* [To be done]: Everything from the line with "Output the Python" through the line with "from matplotlib.lines import Line2D", inclusive, should be repeated exactly, except the pictures.

* [Data listing]:
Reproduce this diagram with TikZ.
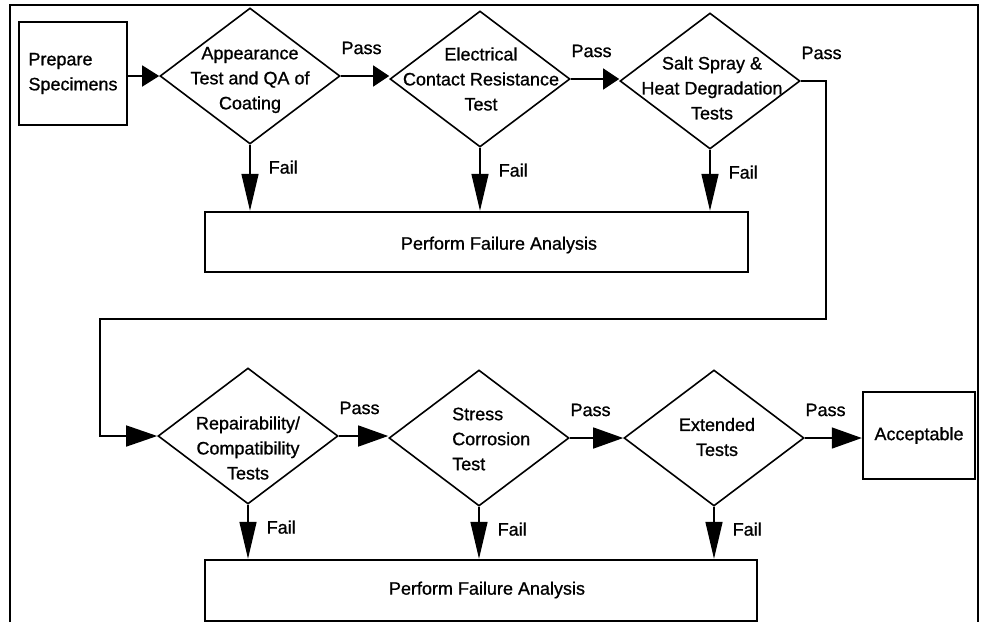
---
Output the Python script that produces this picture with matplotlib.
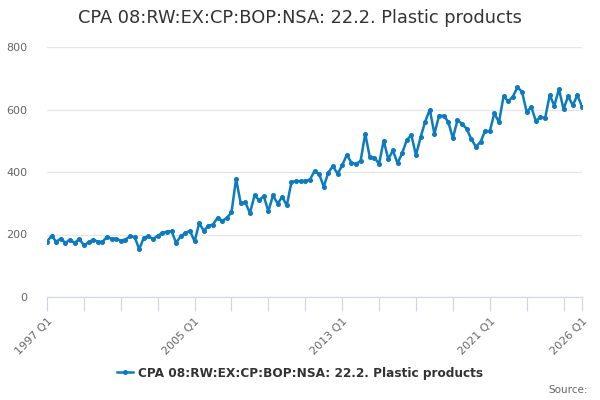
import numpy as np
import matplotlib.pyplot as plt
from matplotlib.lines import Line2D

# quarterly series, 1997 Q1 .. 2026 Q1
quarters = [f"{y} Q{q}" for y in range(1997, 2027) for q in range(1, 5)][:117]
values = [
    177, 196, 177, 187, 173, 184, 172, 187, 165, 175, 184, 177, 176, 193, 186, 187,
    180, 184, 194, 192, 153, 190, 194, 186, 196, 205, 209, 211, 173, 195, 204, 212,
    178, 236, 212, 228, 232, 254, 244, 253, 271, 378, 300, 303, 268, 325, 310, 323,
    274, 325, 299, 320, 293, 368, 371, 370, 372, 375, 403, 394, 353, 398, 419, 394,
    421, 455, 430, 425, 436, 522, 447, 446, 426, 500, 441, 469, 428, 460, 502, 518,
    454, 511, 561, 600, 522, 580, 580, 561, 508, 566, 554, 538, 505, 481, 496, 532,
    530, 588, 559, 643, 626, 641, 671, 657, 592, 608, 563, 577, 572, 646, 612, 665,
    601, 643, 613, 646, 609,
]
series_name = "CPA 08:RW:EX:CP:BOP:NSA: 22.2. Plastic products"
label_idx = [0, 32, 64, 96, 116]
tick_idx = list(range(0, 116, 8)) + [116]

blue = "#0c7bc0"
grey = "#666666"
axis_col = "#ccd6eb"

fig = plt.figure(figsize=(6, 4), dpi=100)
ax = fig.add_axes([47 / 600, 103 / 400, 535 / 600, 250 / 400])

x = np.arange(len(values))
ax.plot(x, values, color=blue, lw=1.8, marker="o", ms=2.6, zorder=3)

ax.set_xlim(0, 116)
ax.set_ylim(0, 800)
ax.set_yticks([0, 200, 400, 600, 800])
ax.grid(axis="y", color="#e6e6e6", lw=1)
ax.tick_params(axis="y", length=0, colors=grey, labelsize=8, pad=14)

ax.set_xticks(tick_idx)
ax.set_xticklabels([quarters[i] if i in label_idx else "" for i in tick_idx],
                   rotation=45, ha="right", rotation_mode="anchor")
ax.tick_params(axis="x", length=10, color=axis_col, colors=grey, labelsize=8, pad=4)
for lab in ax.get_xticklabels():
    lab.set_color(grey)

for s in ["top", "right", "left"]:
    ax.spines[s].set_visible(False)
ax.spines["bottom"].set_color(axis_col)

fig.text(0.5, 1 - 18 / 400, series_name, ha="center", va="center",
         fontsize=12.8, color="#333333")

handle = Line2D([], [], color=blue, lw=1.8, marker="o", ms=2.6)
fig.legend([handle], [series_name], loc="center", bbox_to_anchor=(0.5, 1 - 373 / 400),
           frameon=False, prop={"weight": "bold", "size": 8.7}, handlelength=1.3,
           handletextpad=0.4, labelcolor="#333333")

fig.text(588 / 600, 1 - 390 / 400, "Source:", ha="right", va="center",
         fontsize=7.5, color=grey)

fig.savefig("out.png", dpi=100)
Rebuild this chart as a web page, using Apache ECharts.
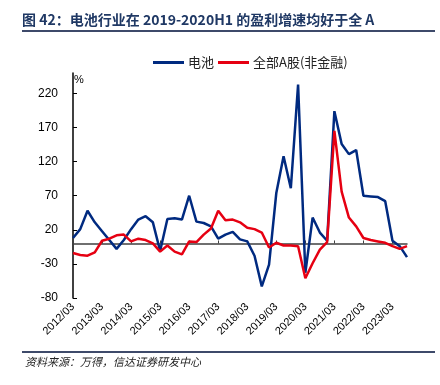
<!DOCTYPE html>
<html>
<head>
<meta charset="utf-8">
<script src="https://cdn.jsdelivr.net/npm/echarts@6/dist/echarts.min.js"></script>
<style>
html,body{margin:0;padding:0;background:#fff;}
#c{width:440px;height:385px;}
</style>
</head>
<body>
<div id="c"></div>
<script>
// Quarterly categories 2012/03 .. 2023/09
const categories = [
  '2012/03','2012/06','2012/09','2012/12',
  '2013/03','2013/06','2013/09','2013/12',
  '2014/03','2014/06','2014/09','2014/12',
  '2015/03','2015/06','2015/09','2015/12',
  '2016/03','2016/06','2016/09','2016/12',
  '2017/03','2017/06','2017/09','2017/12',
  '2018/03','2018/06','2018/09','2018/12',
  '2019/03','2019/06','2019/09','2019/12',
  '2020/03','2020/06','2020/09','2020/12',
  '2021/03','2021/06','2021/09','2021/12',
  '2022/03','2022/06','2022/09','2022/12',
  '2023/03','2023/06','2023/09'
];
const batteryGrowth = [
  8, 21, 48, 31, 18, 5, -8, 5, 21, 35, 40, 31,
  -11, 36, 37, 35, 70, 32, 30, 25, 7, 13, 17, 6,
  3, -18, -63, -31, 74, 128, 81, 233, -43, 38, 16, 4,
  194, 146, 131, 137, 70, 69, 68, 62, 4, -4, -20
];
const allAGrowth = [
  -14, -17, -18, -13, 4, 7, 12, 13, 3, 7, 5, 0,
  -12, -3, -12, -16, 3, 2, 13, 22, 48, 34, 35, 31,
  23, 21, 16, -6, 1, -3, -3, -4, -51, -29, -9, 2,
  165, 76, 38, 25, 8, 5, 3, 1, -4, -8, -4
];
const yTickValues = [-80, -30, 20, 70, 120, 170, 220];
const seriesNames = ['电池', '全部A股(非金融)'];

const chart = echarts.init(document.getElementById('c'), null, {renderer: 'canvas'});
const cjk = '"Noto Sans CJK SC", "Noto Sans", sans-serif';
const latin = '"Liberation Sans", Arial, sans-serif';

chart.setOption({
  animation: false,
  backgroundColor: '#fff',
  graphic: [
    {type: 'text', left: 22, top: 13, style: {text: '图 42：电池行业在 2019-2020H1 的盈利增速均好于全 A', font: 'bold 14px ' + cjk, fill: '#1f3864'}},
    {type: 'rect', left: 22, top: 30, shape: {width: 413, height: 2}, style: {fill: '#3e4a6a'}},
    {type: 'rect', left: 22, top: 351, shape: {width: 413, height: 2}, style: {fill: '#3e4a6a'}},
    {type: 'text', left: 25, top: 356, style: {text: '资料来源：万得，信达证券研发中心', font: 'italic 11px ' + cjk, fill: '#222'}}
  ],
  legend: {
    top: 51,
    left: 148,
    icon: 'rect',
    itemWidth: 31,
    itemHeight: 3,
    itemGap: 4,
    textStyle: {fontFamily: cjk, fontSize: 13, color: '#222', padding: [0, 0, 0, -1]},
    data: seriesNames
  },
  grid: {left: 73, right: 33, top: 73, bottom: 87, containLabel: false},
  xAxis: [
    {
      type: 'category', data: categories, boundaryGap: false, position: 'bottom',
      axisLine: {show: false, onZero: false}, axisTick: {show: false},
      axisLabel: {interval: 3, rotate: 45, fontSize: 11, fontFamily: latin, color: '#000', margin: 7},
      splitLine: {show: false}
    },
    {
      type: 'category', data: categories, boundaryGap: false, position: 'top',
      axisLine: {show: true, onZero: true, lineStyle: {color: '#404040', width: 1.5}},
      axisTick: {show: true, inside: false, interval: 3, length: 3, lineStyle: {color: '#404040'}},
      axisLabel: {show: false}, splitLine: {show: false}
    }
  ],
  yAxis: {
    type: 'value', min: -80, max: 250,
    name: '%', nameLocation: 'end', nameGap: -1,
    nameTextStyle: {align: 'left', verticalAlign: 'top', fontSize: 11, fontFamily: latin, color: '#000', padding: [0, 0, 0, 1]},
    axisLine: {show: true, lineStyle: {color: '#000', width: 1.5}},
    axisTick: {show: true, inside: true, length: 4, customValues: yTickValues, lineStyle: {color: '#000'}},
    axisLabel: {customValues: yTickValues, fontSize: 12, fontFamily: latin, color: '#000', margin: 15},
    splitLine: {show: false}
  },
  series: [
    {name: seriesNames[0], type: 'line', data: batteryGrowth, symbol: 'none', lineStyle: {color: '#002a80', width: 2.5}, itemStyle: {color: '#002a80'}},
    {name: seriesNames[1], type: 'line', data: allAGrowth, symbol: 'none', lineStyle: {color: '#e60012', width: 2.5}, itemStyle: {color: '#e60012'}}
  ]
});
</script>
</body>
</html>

* [Result for this task]:
Output the Python script that produces this picture with matplotlib.
import numpy as np
import matplotlib.pyplot as plt
from matplotlib.lines import Line2D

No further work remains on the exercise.